“Para ter acordo com UE, tem que haver respeito a nossa soberania”, diz Amorim
Por Jamil Chade
Depois de 23 anos de negociações, o acordo entre Mercosul e União Europeia uma vez mais fracassou e não conseguiu ser fechado. O governo brasileiro esperava que o processo pudesse ser concluído neste ano. Mas o posicionamento europeu foi considerado como um obstáculo para que um entendimento fosse anunciado, principalmente ao sinalizar medidas protecionistas contra as exportações agrícolas brasileiras.
Em entrevista ao Portal Vozes, o assessor especial da presidência, Celso Amorim, garante que o processo negociador continuará em 2024. Mas deixa claro que o Brasil não está disposto a aceitar qualquer acordo e nem pagar qualquer preço por ele.
“Vamos trabalhar e vamos ver”, disse. “Mas o que precisamos tirar da cabeça dos brasileiros, que faz parte do espírito de vira-lata, é a ideia de que precisamos de um acordo para ter um selo de qualidade”, alertou.
Para o embaixador, ex-chanceler e ex-ministro da Defesa, o Brasil quer saber quais serão as vantagens da associação com a Europa.
“Temos de ter ganhos reais num acordo, e deve haver respeito a nossa soberania e ao direito internacional”, disse.
Sua principal queixa se refere à proposta dos europeus de punir as exportações brasileiras caso elas causem desmatamento.
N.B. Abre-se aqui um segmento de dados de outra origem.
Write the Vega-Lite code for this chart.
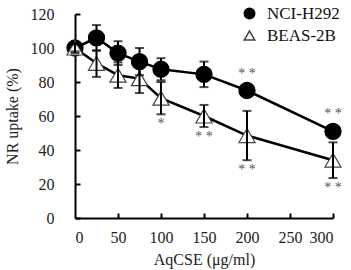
{
  "$schema": "https://vega.github.io/schema/vega-lite/v6.json",
  "width": 258,
  "height": 204,
  "autosize": {"type": "none"},
  "padding": {"left": 75, "top": 14, "right": 18, "bottom": 52},
  "background": "white",
  "config": {
    "view": {"stroke": null},
    "axis": {
      "grid": false,
      "domainColor": "black",
      "domainWidth": 2,
      "tickColor": "black",
      "tickWidth": 2,
      "labelFont": "Liberation Serif",
      "labelFontSize": 16,
      "labelColor": "#222",
      "titleFont": "Liberation Serif",
      "titleFontSize": 16,
      "titleFontWeight": "normal",
      "titleColor": "#222"
    },
    "legend": {
      "orient": "none",
      "legendX": 166,
      "legendY": -9,
      "padding": 0,
      "rowPadding": 4,
      "labelFont": "Liberation Serif",
      "labelFontSize": 17,
      "labelColor": "#111",
      "labelOffset": 9,
      "symbolSize": 110,
      "symbolStrokeWidth": 1.5,
      "symbolOpacity": 1
    }
  },
  "data": {
    "values": [
      {"series": "NCI-H292", "dose": 0, "mean": 100, "lo": 97, "hi": 103, "sig": ""},
      {"series": "NCI-H292", "dose": 25, "mean": 106, "lo": 98.5, "hi": 113.5, "sig": ""},
      {"series": "NCI-H292", "dose": 50, "mean": 97, "lo": 90, "hi": 104, "sig": ""},
      {"series": "NCI-H292", "dose": 75, "mean": 92, "lo": 84, "hi": 100, "sig": ""},
      {"series": "NCI-H292", "dose": 100, "mean": 87.5, "lo": 81, "hi": 94, "sig": ""},
      {"series": "NCI-H292", "dose": 150, "mean": 84.5, "lo": 77, "hi": 92, "sig": ""},
      {"series": "NCI-H292", "dose": 200, "mean": 75, "lo": 72.5, "hi": 77.5, "sig": "* *"},
      {"series": "NCI-H292", "dose": 300, "mean": 51, "lo": 48, "hi": 54, "sig": "* *"},
      {"series": "BEAS-2B", "dose": 0, "mean": 100, "lo": 98, "hi": 102, "sig": ""},
      {"series": "BEAS-2B", "dose": 25, "mean": 91, "lo": 83, "hi": 98.5, "sig": ""},
      {"series": "BEAS-2B", "dose": 50, "mean": 84, "lo": 76.5, "hi": 91.5, "sig": ""},
      {"series": "BEAS-2B", "dose": 75, "mean": 82, "lo": 73.5, "hi": 90.5, "sig": ""},
      {"series": "BEAS-2B", "dose": 100, "mean": 70.5, "lo": 61, "hi": 80, "sig": "*"},
      {"series": "BEAS-2B", "dose": 150, "mean": 60, "lo": 53.5, "hi": 66.5, "sig": "* *"},
      {"series": "BEAS-2B", "dose": 200, "mean": 48.5, "lo": 34, "hi": 63, "sig": "* *"},
      {"series": "BEAS-2B", "dose": 300, "mean": 34, "lo": 23.5, "hi": 44.5, "sig": "* *"}
    ]
  },
  "resolve": {"axis": {"x": "independent", "y": "independent"}},
  "layer": [
    {
      "encoding": {
        "x": {
          "field": "dose",
          "type": "quantitative",
          "scale": {"domain": [0, 300], "nice": false},
          "axis": {"orient": "bottom", "values": [0, 50, 100, 150, 200, 250, 300], "ticks": false, "labelOverlap": false, "title": "AqCSE (μg/ml)", "labelPadding": 11, "titlePadding": 6}
        }
      },
      "layer": [
        {
          "mark": {"type": "line", "color": "black", "strokeWidth": 2.5},
          "encoding": {
            "y": {"field": "mean", "type": "quantitative", "title": "NR uptake (%)", "scale": {"domain": [0, 120], "nice": false},
                  "axis": {"orient": "left", "tickCount": 6, "ticks": false, "labelOverlap": false, "labelPadding": 21, "titlePadding": 10}},
            "detail": {"field": "series"}
          }
        },
        {
          "mark": {"type": "point", "filled": true, "strokeWidth": 1.2, "opacity": 1},
          "encoding": {
            "y": {"field": "mean", "type": "quantitative", "title": "NR uptake (%)"},
            "fill": {
              "field": "series",
              "type": "nominal",
              "scale": {"domain": ["NCI-H292", "BEAS-2B"], "range": ["black", "white"]},
              "legend": {"title": null}
            },
            "stroke": {
              "field": "series",
              "type": "nominal",
              "scale": {"domain": ["NCI-H292", "BEAS-2B"], "range": ["black", "#444"]},
              "legend": {"title": null}
            },
            "shape": {
              "field": "series",
              "type": "nominal",
              "scale": {"domain": ["NCI-H292", "BEAS-2B"], "range": ["circle", "triangle-up"]},
              "legend": {"title": null}
            },
            "size": {"value": 260}
          }
        },
        {
          "mark": {"type": "errorbar", "ticks": {"size": 9, "thickness": 2, "color": "black"}, "rule": {"strokeWidth": 2, "color": "black"}},
          "encoding": {
            "y": {"field": "lo", "type": "quantitative", "title": "NR uptake (%)"},
            "y2": {"field": "hi"}
          }
        },
        {
          "transform": [{"filter": "datum.series == 'NCI-H292' && datum.sig != ''"}],
          "mark": {"type": "text", "font": "Liberation Serif", "fontSize": 14, "fill": "#555", "baseline": "middle", "dy": -12},
          "encoding": {
            "y": {"field": "hi", "type": "quantitative", "title": "NR uptake (%)"},
            "text": {"field": "sig"}
          }
        },
        {
          "transform": [{"filter": "datum.series == 'BEAS-2B' && datum.sig != ''"}],
          "mark": {"type": "text", "font": "Liberation Serif", "fontSize": 14, "fill": "#555", "baseline": "middle", "dy": 10},
          "encoding": {
            "y": {"field": "lo", "type": "quantitative", "title": "NR uptake (%)"},
            "text": {"field": "sig"}
          }
        }
      ]
    },
    {
      "mark": {"type": "point", "opacity": 0},
      "encoding": {
        "x": {"field": "dose", "type": "quantitative",
              "axis": {"orient": "bottom", "values": [50, 100, 150, 200, 250, 300], "domain": false, "labels": false, "title": null, "ticks": true, "tickSize": 5, "offset": -5}},
        "y": {"field": "mean", "type": "quantitative",
              "axis": {"orient": "left", "tickCount": 6, "domain": false, "labels": false, "title": null, "ticks": true, "tickSize": 5, "offset": -5}}
      }
    }
  ]
}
O documento submetido pela UE irritou o governo de Luiz Inácio Lula da Silva, que chegou a classificar a atitude como uma espécie de “colonialismo verde”.
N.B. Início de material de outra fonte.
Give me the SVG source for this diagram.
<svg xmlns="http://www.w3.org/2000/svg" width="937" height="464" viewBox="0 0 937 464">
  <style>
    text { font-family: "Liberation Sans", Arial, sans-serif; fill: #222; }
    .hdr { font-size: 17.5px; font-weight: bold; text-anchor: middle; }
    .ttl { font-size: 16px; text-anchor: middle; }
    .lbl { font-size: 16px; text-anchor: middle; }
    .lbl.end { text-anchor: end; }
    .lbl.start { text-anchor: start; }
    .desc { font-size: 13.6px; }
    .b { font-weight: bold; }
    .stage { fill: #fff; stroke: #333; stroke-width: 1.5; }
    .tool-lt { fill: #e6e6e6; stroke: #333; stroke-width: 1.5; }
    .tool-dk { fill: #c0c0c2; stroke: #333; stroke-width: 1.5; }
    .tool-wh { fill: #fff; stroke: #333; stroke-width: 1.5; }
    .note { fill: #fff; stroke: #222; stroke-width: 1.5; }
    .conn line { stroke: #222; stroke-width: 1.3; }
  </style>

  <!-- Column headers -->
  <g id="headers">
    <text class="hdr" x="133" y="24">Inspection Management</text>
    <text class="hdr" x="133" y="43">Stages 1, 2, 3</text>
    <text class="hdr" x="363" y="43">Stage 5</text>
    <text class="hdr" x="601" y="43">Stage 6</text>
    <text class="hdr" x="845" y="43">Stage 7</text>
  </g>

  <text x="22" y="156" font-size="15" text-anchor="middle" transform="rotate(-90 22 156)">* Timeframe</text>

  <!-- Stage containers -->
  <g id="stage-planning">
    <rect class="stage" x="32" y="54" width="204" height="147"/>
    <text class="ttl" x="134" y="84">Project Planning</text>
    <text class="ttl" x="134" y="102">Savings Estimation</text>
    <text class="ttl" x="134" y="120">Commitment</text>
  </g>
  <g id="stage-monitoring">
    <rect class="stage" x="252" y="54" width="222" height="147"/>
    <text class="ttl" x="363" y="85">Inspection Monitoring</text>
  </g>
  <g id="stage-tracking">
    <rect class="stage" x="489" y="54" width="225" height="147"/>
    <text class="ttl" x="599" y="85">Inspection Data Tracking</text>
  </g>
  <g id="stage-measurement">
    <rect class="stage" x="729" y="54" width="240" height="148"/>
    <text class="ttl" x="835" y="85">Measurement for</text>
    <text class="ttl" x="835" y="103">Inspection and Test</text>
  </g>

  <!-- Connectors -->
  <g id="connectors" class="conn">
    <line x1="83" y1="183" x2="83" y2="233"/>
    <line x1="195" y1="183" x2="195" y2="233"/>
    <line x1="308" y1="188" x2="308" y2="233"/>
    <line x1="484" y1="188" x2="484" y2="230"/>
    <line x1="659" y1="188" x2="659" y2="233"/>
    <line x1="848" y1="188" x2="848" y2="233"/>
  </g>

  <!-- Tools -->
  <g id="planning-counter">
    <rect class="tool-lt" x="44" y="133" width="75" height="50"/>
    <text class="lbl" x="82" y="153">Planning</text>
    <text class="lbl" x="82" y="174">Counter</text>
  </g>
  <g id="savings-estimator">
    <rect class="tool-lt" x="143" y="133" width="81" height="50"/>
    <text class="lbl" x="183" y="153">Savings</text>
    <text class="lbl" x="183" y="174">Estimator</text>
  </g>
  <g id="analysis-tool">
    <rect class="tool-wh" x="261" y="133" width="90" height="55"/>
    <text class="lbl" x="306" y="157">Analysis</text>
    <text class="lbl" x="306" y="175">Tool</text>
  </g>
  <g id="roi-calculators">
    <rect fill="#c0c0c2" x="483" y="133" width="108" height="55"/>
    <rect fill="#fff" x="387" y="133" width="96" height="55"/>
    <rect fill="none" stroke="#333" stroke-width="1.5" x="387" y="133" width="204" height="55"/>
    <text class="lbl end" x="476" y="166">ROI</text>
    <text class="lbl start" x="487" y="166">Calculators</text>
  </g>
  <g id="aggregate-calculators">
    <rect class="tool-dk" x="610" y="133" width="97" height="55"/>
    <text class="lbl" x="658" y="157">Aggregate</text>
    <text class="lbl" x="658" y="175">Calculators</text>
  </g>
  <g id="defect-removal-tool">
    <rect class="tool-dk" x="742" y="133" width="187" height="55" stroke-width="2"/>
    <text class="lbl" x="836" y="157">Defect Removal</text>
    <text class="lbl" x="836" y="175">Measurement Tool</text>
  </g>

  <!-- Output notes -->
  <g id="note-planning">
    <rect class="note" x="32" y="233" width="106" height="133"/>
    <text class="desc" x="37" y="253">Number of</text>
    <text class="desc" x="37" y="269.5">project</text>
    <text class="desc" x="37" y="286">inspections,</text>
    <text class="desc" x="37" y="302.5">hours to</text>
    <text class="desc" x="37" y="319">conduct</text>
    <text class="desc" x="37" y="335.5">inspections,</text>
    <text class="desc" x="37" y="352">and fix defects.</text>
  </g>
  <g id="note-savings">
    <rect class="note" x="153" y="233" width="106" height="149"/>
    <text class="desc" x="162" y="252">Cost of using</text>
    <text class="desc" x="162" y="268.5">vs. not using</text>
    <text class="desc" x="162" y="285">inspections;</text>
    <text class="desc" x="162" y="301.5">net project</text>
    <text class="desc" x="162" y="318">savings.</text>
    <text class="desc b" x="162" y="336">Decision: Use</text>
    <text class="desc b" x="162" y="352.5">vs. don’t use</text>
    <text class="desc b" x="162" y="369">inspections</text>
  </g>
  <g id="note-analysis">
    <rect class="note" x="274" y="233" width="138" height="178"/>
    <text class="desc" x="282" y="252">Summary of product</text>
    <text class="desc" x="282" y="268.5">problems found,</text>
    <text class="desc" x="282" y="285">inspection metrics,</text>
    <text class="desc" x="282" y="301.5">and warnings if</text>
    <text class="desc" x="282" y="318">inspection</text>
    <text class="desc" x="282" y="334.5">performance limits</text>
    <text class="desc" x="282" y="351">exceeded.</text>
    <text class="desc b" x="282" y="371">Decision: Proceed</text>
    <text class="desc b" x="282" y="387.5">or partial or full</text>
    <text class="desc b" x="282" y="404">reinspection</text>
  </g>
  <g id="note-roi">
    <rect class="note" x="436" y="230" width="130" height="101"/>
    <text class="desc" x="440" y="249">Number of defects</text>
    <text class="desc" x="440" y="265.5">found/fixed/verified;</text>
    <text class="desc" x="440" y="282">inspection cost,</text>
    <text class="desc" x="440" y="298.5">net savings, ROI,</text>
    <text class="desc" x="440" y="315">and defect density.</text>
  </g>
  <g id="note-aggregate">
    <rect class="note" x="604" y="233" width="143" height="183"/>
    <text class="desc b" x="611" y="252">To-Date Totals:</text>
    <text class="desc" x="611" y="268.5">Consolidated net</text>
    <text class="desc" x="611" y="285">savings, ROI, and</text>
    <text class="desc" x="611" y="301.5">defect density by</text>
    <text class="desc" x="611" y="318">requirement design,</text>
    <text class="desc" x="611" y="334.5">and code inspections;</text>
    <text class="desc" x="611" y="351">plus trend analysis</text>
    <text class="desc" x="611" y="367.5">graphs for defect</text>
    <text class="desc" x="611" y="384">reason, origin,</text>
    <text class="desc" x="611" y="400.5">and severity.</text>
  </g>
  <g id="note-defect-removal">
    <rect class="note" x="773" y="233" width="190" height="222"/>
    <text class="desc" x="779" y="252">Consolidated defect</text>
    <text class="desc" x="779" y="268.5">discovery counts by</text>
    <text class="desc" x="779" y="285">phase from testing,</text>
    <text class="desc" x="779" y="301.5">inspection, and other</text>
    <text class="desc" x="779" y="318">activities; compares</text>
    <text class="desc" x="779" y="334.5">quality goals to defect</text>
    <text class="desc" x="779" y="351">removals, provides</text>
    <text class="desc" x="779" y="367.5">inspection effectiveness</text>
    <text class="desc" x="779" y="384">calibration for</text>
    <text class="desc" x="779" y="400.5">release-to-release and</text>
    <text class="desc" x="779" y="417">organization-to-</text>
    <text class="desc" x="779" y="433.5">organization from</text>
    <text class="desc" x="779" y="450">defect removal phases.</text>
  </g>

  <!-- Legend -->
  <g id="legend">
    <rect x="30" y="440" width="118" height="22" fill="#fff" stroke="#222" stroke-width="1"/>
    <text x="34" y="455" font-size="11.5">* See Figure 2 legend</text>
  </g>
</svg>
“Não podemos ficar sujeitos a isso”, disse. “Para apaziguar o protecionismo francês, inventaram aquele mecanismo unilateral e automático. Isso é inaceitável”, insistiu Amorim. “Qualquer resquício disso será inaceitável. Agora, no mais, podemos discutir”, admitiu,
O diplomata, porém, alerta que o mundo de 2024 não é o mesmo daquele quando o processo negociador foi lançado, há mais de 20 anos. “A realidade também vai mudando. Estou pessoalmente envolvido nesse debate desde o governo de Itamar Franco”, contou o assessor.
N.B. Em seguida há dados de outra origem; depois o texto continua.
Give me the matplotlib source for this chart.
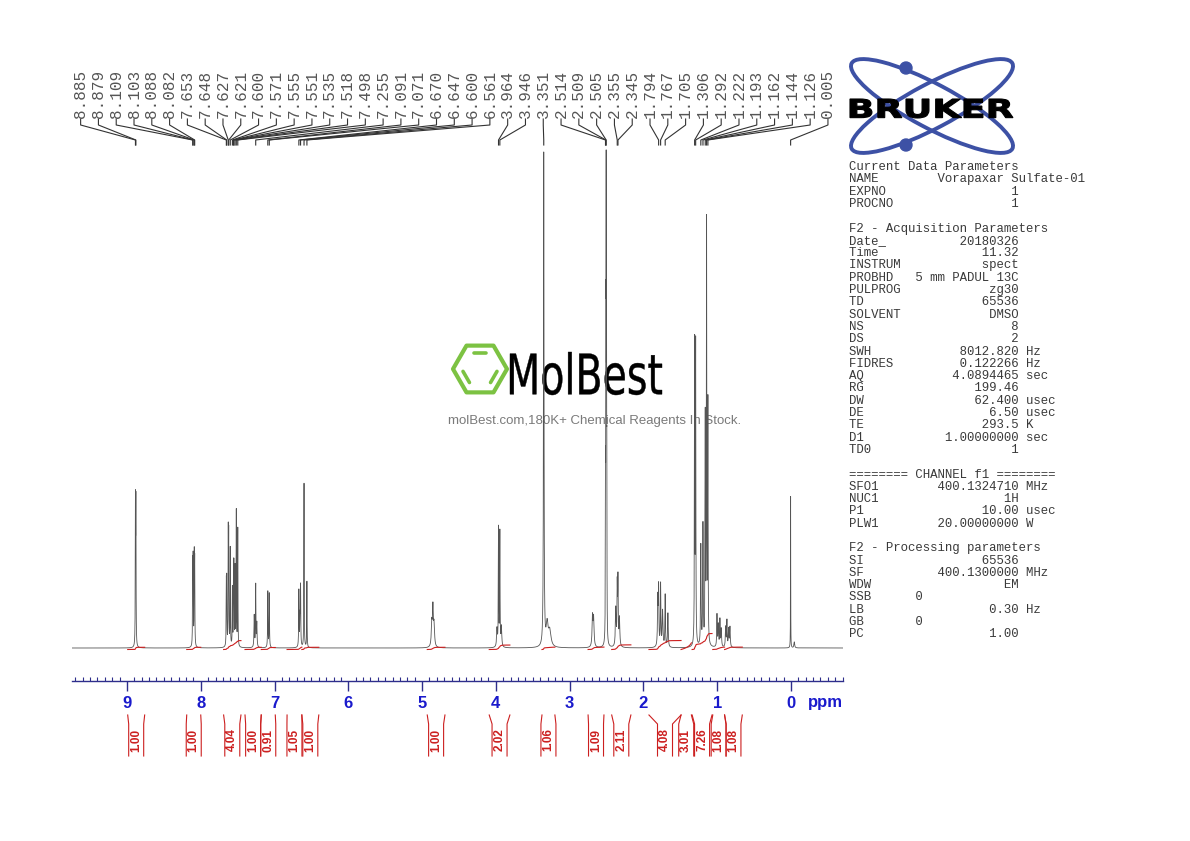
"""
1H NMR spectrum (Bruker style) of Vorapaxar Sulfate, redrawn with matplotlib.
"""

import numpy as np
import matplotlib
matplotlib.use('Agg')
import matplotlib.pyplot as plt
from matplotlib.patches import Ellipse, Circle, Polygon, PathPatch
from matplotlib.textpath import TextPath
from matplotlib.font_manager import FontProperties
from matplotlib.ticker import MultipleLocator
from matplotlib.transforms import blended_transform_factory, Affine2D

# ---- data ----
# peaks: position (ppm), height (plot units above baseline), half width (ppm)
peak_ppm = [8.885, 8.879,
            8.109, 8.103, 8.088, 8.082,
            7.653, 7.648, 7.627, 7.621, 7.600, 7.571, 7.555, 7.551, 7.535, 7.518, 7.498,
            7.275, 7.255, 7.240,
            7.091, 7.071,
            6.670, 6.655, 6.647, 6.600, 6.561,
            4.868, 4.853, 4.838,
            3.985, 3.964, 3.946, 3.925,
            3.351, 3.305, 3.270,
            2.690, 2.675,
            2.514, 2.509, 2.505, 2.500, 2.496,
            2.375, 2.355, 2.345, 2.325,
            1.805, 1.794, 1.767, 1.740, 1.705, 1.668,
            1.306, 1.292, 1.222, 1.193, 1.162, 1.144, 1.126,
            1.003, 0.985, 0.963, 0.945, 0.885, 0.868, 0.845, 0.827,
            0.005, -0.045]
peak_height = [138, 136,
               78, 82, 86, 80,
               58, 60, 108, 104, 98, 58, 66, 66, 78, 135, 118,
               32, 62, 24,
               56, 54,
               56, 28, 58, 164, 66,
               24, 36, 22,
               18, 118, 114, 20,
               493, 22, 16,
               30, 28,
               140, 250, 400, 250, 140,
               38, 58, 64, 28,
               48, 56, 62, 36, 52, 34,
               300, 298, 100, 120, 225, 420, 240,
               32, 22, 27, 18, 20, 26, 18, 20,
               152, 6]
peak_width = [0.0025, 0.0025,
              0.0025, 0.0025, 0.0025, 0.0025,
              0.0025, 0.0025, 0.0025, 0.0025, 0.0025, 0.0025, 0.0025, 0.0025, 0.0025, 0.0025, 0.0025,
              0.004, 0.003, 0.004,
              0.003, 0.003,
              0.003, 0.004, 0.003, 0.0025, 0.0025,
              0.008, 0.006, 0.008,
              0.006, 0.003, 0.003, 0.006,
              0.004, 0.015, 0.02,
              0.007, 0.007,
              0.002, 0.002, 0.002, 0.002, 0.002,
              0.006, 0.004, 0.004, 0.006,
              0.005, 0.004, 0.004, 0.006, 0.004, 0.005,
              0.003, 0.003, 0.004, 0.004, 0.003, 0.003, 0.003,
              0.004, 0.005, 0.004, 0.005, 0.005, 0.004, 0.005, 0.005,
              0.0015, 0.006]

# picked peak labels along the top
label_ppm = [8.885, 8.879, 8.109, 8.103, 8.088, 8.082, 7.653, 7.648, 7.627,
             7.621, 7.600, 7.571, 7.555, 7.551, 7.535, 7.518, 7.498, 7.255,
             7.091, 7.071, 6.670, 6.647, 6.600, 6.561, 3.964, 3.946, 3.351,
             2.514, 2.509, 2.505, 2.355, 2.345, 1.794, 1.767, 1.705, 1.306,
             1.292, 1.222, 1.193, 1.162, 1.144, 1.126, 0.005]

# integral regions (ppm) and values
integ_hi = [8.99, 8.19, 7.69, 7.40, 7.18, 6.83, 6.63, 4.93, 4.09, 3.375,
            2.75, 2.43, 1.925, 1.49, 1.34, 1.06, 0.90]
integ_lo = [8.76, 8.00, 7.455, 7.18, 6.99, 6.63, 6.40, 4.69, 3.81, 3.20,
            2.535, 2.17, 1.49, 1.35, 1.07, 0.90, 0.66]
integ_val = ['1.00', '1.00', '4.04', '1.00', '0.91', '1.05', '1.00', '1.00', '2.02',
             '1.06', '1.09', '2.11', '4.08', '3.01', '7.26', '1.08', '1.08']

# acquisition / processing parameter block (name, value, unit)
params = [('Current Data Parameters', None, None),
          ('NAME', 'Vorapaxar Sulfate-01', 'left'),
          ('EXPNO', '1', ''),
          ('PROCNO', '1', ''),
          ('', None, None),
          ('F2 - Acquisition Parameters', None, None),
          ('Date_', '20180326', ''),
          ('Time', '11.32', ''),
          ('INSTRUM', 'spect', ''),
          ('PROBHD', '5 mm PADUL 13C', ''),
          ('PULPROG', 'zg30', ''),
          ('TD', '65536', ''),
          ('SOLVENT', 'DMSO', ''),
          ('NS', '8', ''),
          ('DS', '2', ''),
          ('SWH', '8012.820', 'Hz'),
          ('FIDRES', '0.122266', 'Hz'),
          ('AQ', '4.0894465', 'sec'),
          ('RG', '199.46', ''),
          ('DW', '62.400', 'usec'),
          ('DE', '6.50', 'usec'),
          ('TE', '293.5', 'K'),
          ('D1', '1.00000000', 'sec'),
          ('TD0', '1', ''),
          ('', None, None),
          ('======== CHANNEL f1 ========', None, None),
          ('SFO1', '400.1324710', 'MHz'),
          ('NUC1', '1H', ''),
          ('P1', '10.00', 'usec'),
          ('PLW1', '20.00000000', 'W'),
          ('', None, None),
          ('F2 - Processing parameters', None, None),
          ('SI', '65536', ''),
          ('SF', '400.1300000', 'MHz'),
          ('WDW', 'EM', ''),
          ('SSB', '0', 'short'),
          ('LB', '0.30', 'Hz'),
          ('GB', '0', 'short'),
          ('PC', '1.00', '')]

# ---- build the spectrum ----
ppm = np.linspace(-0.705, 9.745, 40000)
spec = np.zeros_like(ppm)
for p0, h, w in zip(peak_ppm, peak_height, peak_width):
    spec += h / (1 + ((ppm - p0) / w)**2)

navy = '#2e2e8c'
tick_blue = '#1a1acc'
red = '#cc1f1f'

fig = plt.figure(figsize=(11.9, 8.41), dpi=100)

# overlay in pixel units (y down) for all the decorations
over = fig.add_axes([0, 0, 1, 1])
over.set_xlim(0, 1190)
over.set_ylim(841, 0)
over.axis('off')

# spectrum axes: baseline at y=648 px, scale line at y=681 px
ax = fig.add_axes([72/1190, (841-681)/841, (843-72)/1190, (681-140)/841])
ax.patch.set_visible(False)
ax.set_xlim(9.745, -0.705)
ax.set_ylim(-33, 508)
ax.plot(ppm, spec, color='#555555', lw=0.6)

for s in ['top', 'left', 'right']:
    ax.spines[s].set_visible(False)
ax.spines['bottom'].set_color(navy)
ax.spines['bottom'].set_linewidth(1.0)
ax.set_yticks([])
ax.set_xticks(range(0, 10))
ax.xaxis.set_minor_locator(MultipleLocator(0.1))
ax.tick_params(axis='x', which='major', direction='out', length=7, width=1.0,
               color=navy, labelcolor=tick_blue, labelsize=12, pad=4)
ax.tick_params(axis='x', which='minor', direction='in', length=3, width=0.8, color=navy)
plt.setp(ax.get_xticklabels(), fontweight='bold', family='Liberation Sans')

tr = blended_transform_factory(ax.transData, over.transData)
ax.text(-0.47, 702, 'ppm', transform=tr, ha='center', va='center', color=tick_blue,
        fontsize=12, fontweight='bold', family='Liberation Sans', clip_on=False)

# integral curves on the baseline
for lo, hi, val in zip(integ_lo, integ_hi, integ_val):
    m = (ppm >= lo) & (ppm <= hi)
    x = ppm[m][::-1]
    cum = np.cumsum(spec[m][::-1])
    cum = cum / cum[-1]
    ax.plot(x, -1.5 + 2.2 * float(val) * cum, color=red, lw=0.8)

# integral brackets and values under the scale
half = 7.5 / 73.78
for lo, hi, val in zip(integ_lo, integ_hi, integ_val):
    c = (lo + hi) / 2
    ax.plot([hi, c + half, c + half], [715, 724, 756], transform=tr, color=red, lw=0.8, clip_on=False)
    ax.plot([lo, c - half, c - half], [715, 724, 756], transform=tr, color=red, lw=0.8, clip_on=False)
    ax.text(c, 740, val, transform=tr, rotation=90, ha='center', va='center', color=red,
            fontsize=8.5, fontweight='bold', family='Liberation Sans', clip_on=False)

# peak labels with leader lines
label_x = np.linspace(9.628, -0.501, len(label_ppm))
for lx, p0 in zip(label_x, label_ppm):
    ax.plot([lx, lx, p0, p0], [119, 125, 140, 145], transform=tr, color='#333333',
            lw=0.8, clip_on=False)
    ax.text(lx, 118, '%.3f' % p0, transform=tr, rotation=90, ha='center', va='bottom',
            family='Liberation Mono', fontsize=11.5, color='#555555', clip_on=False)

# parameter block
for i, (name, value, unit) in enumerate(params):
    if value is None:
        line = name
    elif unit == 'left':
        line = '%-12s%s' % (name, value)
    elif unit == 'short':
        line = '%-9s%s' % (name, value)
    else:
        line = '%-8s%15s' % (name, value)
        if unit:
            line += ' ' + unit
    over.text(849, 167 + i * 12.3, line, ha='left', va='center', family='Liberation Mono',
              fontsize=8.9, color='#3a3a3a')

# Bruker logo
blue = '#3d51a5'
for ang in [28, -28]:
    over.add_patch(Ellipse((932, 106), 182, 44, angle=ang, fill=False, ec=blue, lw=2.8))
for cy in [68, 145]:
    over.add_patch(Circle((906, cy), 6, color=blue))
tp = TextPath((0, 0), 'BRUKER', size=1, prop=FontProperties(family='DejaVu Sans', weight='bold'))
bb = tp.get_extents()
t = (Affine2D().translate(-bb.x0, -bb.y0)
     .scale(163 / bb.width, -19 / bb.height).translate(850, 118))
over.add_patch(PathPatch(t.transform_path(tp), color='black', lw=0.8))

# MolBest watermark
green = '#7cc242'
cx, cy, R = 480, 369, 27
ang = np.radians(np.arange(0, 360, 60))
over.add_patch(Polygon(np.c_[cx + R*np.cos(ang), cy - R*np.sin(ang)], closed=True,
                       fill=False, ec=green, lw=3, joinstyle='round'))
for a0 in [60, 180, 300]:
    a = np.radians([a0, a0 + 60])
    px = cx + 0.68*R*np.cos(a)
    py = cy - 0.68*R*np.sin(a)
    mx, my = px.mean(), py.mean()
    over.plot(mx + 0.7*(px - mx), my + 0.7*(py - my), color=green, lw=2.6,
              solid_capstyle='round')
tp = TextPath((0, 0), 'MolBest', size=1, prop=FontProperties(family='DejaVu Sans'))
bb = tp.get_extents()
t = (Affine2D().translate(-bb.x0, -bb.y0)
     .scale(152 / bb.width, -43 / bb.height).translate(510, 395))
over.add_patch(PathPatch(t.transform_path(tp), color='black', lw=0.3))
over.text(448, 421, 'molBest.com,180K+ Chemical Reagents In Stock.', ha='left', va='center',
          family='Liberation Sans', fontsize=9.5, color='#7a7a7a')

fig.savefig('out.png', dpi=100)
Amorim lembra que a ideia do tratado com a UE tinha como base criar um certo equilíbrio caso um acordo de livre comércio fosse estabelecido entre a América Latina e os EUA, a Alca.
“Acordo com UE era para ter equilíbrio com a Alca. Naquele momento não havia carro elétrico, o computador era classificado como máquina de escrever elétrica”, lembrou.
“Olha como o mundo mudou. Hoje, estamos na era da Inteligência Artificial e a realidade é muito mais complexa”, disse.
Para ele, um “um grande acordo com a UE, pensando em países amigos como Espanha e Portugal, além de Alemanha e França, faz sentido para construir um equilíbrio global”.
“Mas tem que ver se o preço a pagar por esse equilíbrio está distribuído equitativamente”, alertou um dos principais artífices da política externa brasileira.
Parte ainda da criação de um mundo equilibrado, diz Amorim, é a estratégia do Brics de ampliar o uso de moedas locais para o comércio e reduzir a dependência ao dólar. A decisão de seguir por esse caminho foi anunciada em meados do ano pelo bloco composto por Brasil, China, Rússia, Índia e África do Sul.
Para ele, é fundamental “não depender exclusivamente do dólar”.
“Não nos interessa uma situação na qual uma mudança de política monetária nos EUA, por razões de política interna, crie um problema para nós”, disse. “Ou que a subida de juros crie um problema artificial para nós. Isso impacta os preços de uma forma que não corresponde à realidade nossa”, constatou.
Segundo ele, portanto, “é muito normal e positivo” que os emergentes busquem saídas. “Mas isso não tem nada de ideológico, não é nada contra o dólar. Se fosse a libra esterlina ou o rublo, teríamos a mesma atitude. Temos de procurar diversificar as suas possibilidades de intermediação financeira”, defendeu.
No caso do dólar, ele alerta que a atitude norte-americana no sentido de aplicação extraterritorial de sua jurisdição, “é algo que incomoda”. Ele se refere ao fato de que uma empresa brasileira sequer pode ter uma operação denominada em dólar em um país sob sanções americanas, sob o risco de ser multada.
“Isso não é possível, não é aceitável. Isso nos obriga a procurar outros refúgios”, completou.